━━ The data ━━

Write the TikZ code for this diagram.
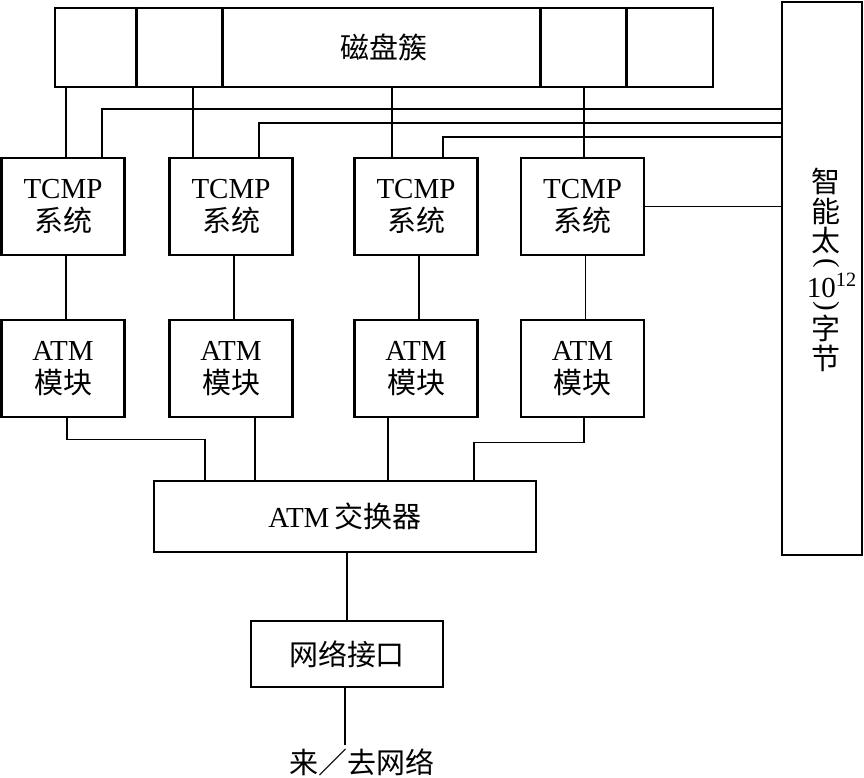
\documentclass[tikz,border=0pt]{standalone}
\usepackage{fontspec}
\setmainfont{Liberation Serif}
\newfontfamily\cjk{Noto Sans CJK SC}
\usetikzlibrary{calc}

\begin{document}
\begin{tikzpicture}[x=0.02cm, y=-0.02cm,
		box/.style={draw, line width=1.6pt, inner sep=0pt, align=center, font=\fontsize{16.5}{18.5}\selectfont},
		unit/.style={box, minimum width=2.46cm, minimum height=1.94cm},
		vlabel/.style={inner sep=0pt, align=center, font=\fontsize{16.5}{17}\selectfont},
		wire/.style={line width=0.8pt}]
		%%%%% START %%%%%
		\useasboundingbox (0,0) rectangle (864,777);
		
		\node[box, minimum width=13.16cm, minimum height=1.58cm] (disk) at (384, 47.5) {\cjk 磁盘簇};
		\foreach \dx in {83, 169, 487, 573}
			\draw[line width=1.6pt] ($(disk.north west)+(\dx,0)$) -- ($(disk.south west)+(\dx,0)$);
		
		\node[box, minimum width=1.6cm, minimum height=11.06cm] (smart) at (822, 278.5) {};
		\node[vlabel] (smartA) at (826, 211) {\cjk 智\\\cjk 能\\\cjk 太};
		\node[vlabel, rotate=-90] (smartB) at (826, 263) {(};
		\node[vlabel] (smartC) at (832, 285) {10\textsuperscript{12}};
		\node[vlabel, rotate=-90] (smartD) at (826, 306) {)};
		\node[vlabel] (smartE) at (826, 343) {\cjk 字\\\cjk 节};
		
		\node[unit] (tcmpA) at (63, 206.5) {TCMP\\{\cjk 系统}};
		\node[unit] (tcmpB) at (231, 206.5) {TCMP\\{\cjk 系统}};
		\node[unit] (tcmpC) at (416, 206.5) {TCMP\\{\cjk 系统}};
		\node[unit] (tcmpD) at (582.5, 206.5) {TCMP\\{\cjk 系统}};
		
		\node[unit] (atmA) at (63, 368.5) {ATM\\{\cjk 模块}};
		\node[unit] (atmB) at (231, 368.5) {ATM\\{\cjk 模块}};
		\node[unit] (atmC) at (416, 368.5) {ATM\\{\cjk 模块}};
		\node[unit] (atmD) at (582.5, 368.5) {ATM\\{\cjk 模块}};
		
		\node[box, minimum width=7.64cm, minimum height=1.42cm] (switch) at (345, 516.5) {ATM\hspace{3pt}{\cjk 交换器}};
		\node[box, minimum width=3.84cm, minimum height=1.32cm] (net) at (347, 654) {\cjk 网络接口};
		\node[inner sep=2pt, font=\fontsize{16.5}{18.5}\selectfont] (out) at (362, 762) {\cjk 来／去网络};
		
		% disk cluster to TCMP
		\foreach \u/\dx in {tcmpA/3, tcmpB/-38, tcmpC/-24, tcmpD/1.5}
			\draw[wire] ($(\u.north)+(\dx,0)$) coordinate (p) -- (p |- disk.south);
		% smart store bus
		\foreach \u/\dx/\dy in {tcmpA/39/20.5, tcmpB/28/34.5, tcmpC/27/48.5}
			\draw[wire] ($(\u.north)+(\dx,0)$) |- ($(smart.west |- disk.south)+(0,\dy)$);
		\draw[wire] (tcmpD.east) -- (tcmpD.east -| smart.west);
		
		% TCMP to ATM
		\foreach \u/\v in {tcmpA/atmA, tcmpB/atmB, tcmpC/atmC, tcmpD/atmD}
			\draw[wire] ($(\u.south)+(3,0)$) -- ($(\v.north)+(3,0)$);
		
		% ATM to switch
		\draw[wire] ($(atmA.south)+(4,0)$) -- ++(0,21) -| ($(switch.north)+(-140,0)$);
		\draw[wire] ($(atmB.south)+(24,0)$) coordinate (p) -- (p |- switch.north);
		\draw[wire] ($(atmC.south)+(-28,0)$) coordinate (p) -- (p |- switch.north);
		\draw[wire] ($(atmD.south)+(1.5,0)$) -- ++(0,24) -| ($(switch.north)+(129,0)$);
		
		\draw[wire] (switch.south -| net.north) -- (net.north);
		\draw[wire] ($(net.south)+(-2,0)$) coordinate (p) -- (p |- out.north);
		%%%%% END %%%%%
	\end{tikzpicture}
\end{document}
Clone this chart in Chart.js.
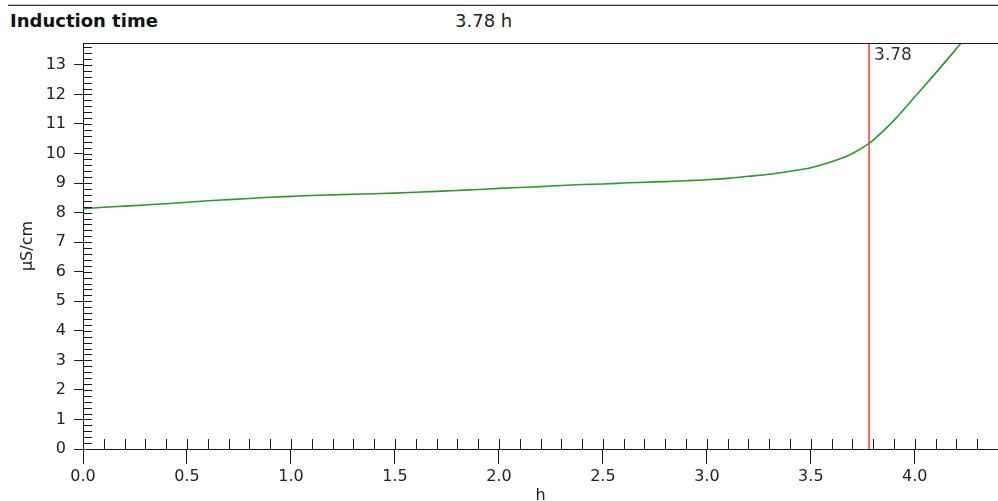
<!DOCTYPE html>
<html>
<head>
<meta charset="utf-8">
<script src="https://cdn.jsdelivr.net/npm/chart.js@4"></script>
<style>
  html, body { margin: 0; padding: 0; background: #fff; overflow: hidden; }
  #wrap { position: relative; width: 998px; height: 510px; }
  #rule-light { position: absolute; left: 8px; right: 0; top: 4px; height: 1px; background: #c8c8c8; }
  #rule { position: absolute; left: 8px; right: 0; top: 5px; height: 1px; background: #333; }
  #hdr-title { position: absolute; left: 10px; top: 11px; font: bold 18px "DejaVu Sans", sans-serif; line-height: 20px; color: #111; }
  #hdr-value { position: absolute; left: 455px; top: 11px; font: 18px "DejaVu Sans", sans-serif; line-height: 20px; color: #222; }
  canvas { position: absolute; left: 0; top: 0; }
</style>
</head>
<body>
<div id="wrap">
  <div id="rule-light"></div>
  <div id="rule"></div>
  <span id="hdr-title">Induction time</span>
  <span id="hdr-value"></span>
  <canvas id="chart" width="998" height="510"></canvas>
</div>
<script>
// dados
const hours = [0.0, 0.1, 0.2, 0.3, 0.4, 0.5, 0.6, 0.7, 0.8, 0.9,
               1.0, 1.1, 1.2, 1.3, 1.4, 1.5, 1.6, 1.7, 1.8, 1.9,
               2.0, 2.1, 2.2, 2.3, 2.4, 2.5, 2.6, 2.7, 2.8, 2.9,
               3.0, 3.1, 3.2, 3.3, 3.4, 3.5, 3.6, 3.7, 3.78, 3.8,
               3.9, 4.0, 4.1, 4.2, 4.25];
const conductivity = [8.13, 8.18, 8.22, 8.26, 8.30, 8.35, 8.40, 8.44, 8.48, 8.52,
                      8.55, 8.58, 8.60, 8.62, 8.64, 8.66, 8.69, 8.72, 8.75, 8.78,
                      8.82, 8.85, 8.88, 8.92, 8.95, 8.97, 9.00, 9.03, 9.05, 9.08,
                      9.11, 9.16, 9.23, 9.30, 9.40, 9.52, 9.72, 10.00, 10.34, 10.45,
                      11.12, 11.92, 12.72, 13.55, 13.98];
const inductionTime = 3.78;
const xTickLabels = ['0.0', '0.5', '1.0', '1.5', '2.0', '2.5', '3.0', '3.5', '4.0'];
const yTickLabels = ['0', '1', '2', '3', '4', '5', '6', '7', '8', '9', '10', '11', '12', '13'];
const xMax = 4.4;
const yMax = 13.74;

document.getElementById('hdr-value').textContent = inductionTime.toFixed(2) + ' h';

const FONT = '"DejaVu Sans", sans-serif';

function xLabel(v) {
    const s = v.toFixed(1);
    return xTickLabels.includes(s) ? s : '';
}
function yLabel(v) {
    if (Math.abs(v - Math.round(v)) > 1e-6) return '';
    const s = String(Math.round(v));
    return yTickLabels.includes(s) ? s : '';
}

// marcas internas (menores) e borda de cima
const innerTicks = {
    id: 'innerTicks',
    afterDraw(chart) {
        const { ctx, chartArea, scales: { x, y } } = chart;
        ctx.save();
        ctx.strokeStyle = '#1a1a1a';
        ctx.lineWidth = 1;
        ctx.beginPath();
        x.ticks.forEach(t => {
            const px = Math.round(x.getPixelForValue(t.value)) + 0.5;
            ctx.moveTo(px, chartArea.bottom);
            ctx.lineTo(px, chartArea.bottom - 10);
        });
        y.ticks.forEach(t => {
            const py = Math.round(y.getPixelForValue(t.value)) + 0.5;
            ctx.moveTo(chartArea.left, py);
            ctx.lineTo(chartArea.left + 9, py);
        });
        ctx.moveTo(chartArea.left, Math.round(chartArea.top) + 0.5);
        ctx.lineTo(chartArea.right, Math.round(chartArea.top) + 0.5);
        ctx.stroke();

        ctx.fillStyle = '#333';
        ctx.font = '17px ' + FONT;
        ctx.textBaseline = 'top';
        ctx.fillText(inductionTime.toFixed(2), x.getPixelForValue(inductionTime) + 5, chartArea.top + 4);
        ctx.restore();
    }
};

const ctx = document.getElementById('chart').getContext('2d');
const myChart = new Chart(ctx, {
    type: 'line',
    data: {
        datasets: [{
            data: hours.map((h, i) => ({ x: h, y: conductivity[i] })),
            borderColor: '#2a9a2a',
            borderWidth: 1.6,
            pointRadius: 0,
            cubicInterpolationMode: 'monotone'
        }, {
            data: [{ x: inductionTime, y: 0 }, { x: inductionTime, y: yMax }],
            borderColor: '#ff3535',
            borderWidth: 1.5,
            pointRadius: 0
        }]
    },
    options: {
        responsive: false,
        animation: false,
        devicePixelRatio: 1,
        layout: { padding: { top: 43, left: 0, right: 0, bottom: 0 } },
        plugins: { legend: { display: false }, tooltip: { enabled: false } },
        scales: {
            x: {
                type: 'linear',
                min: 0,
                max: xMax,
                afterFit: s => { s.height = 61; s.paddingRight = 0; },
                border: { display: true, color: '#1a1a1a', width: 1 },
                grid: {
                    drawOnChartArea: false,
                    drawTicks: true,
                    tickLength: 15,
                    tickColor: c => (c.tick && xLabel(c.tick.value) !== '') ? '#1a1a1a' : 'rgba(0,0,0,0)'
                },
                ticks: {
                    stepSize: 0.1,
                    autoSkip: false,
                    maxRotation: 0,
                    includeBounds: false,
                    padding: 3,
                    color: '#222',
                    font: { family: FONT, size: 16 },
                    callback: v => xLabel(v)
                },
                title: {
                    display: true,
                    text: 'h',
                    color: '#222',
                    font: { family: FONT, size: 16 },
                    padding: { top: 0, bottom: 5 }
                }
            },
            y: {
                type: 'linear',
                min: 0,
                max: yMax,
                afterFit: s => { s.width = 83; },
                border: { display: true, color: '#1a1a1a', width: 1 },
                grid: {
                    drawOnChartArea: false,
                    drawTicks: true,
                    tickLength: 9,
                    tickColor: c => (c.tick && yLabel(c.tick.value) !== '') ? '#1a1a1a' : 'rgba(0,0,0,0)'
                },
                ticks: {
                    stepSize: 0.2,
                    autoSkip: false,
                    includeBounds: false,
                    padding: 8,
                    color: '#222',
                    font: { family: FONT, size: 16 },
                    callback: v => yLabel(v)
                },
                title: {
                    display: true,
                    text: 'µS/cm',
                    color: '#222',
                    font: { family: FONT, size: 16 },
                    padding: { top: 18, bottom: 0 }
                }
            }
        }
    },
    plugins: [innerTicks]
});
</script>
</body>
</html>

━━━

▸ **Aim**:
Starting at the top of the listing above, please restate word for word each line up to and including the one that holds "at (582.5, 206.5)", omitting every image.

▸ **Completed task**:
Write the TikZ code for this diagram.
\documentclass[tikz,border=0pt]{standalone}
\usepackage{fontspec}
\setmainfont{Liberation Serif}
\newfontfamily\cjk{Noto Sans CJK SC}
\usetikzlibrary{calc}

\begin{document}
\begin{tikzpicture}[x=0.02cm, y=-0.02cm,
		box/.style={draw, line width=1.6pt, inner sep=0pt, align=center, font=\fontsize{16.5}{18.5}\selectfont},
		unit/.style={box, minimum width=2.46cm, minimum height=1.94cm},
		vlabel/.style={inner sep=0pt, align=center, font=\fontsize{16.5}{17}\selectfont},
		wire/.style={line width=0.8pt}]
		%%%%% START %%%%%
		\useasboundingbox (0,0) rectangle (864,777);
		
		\node[box, minimum width=13.16cm, minimum height=1.58cm] (disk) at (384, 47.5) {\cjk 磁盘簇};
		\foreach \dx in {83, 169, 487, 573}
			\draw[line width=1.6pt] ($(disk.north west)+(\dx,0)$) -- ($(disk.south west)+(\dx,0)$);
		
		\node[box, minimum width=1.6cm, minimum height=11.06cm] (smart) at (822, 278.5) {};
		\node[vlabel] (smartA) at (826, 211) {\cjk 智\\\cjk 能\\\cjk 太};
		\node[vlabel, rotate=-90] (smartB) at (826, 263) {(};
		\node[vlabel] (smartC) at (832, 285) {10\textsuperscript{12}};
		\node[vlabel, rotate=-90] (smartD) at (826, 306) {)};
		\node[vlabel] (smartE) at (826, 343) {\cjk 字\\\cjk 节};
		
		\node[unit] (tcmpA) at (63, 206.5) {TCMP\\{\cjk 系统}};
		\node[unit] (tcmpB) at (231, 206.5) {TCMP\\{\cjk 系统}};
		\node[unit] (tcmpC) at (416, 206.5) {TCMP\\{\cjk 系统}};
		\node[unit] (tcmpD) at (582.5, 206.5) {TCMP\\{\cjk 系统}};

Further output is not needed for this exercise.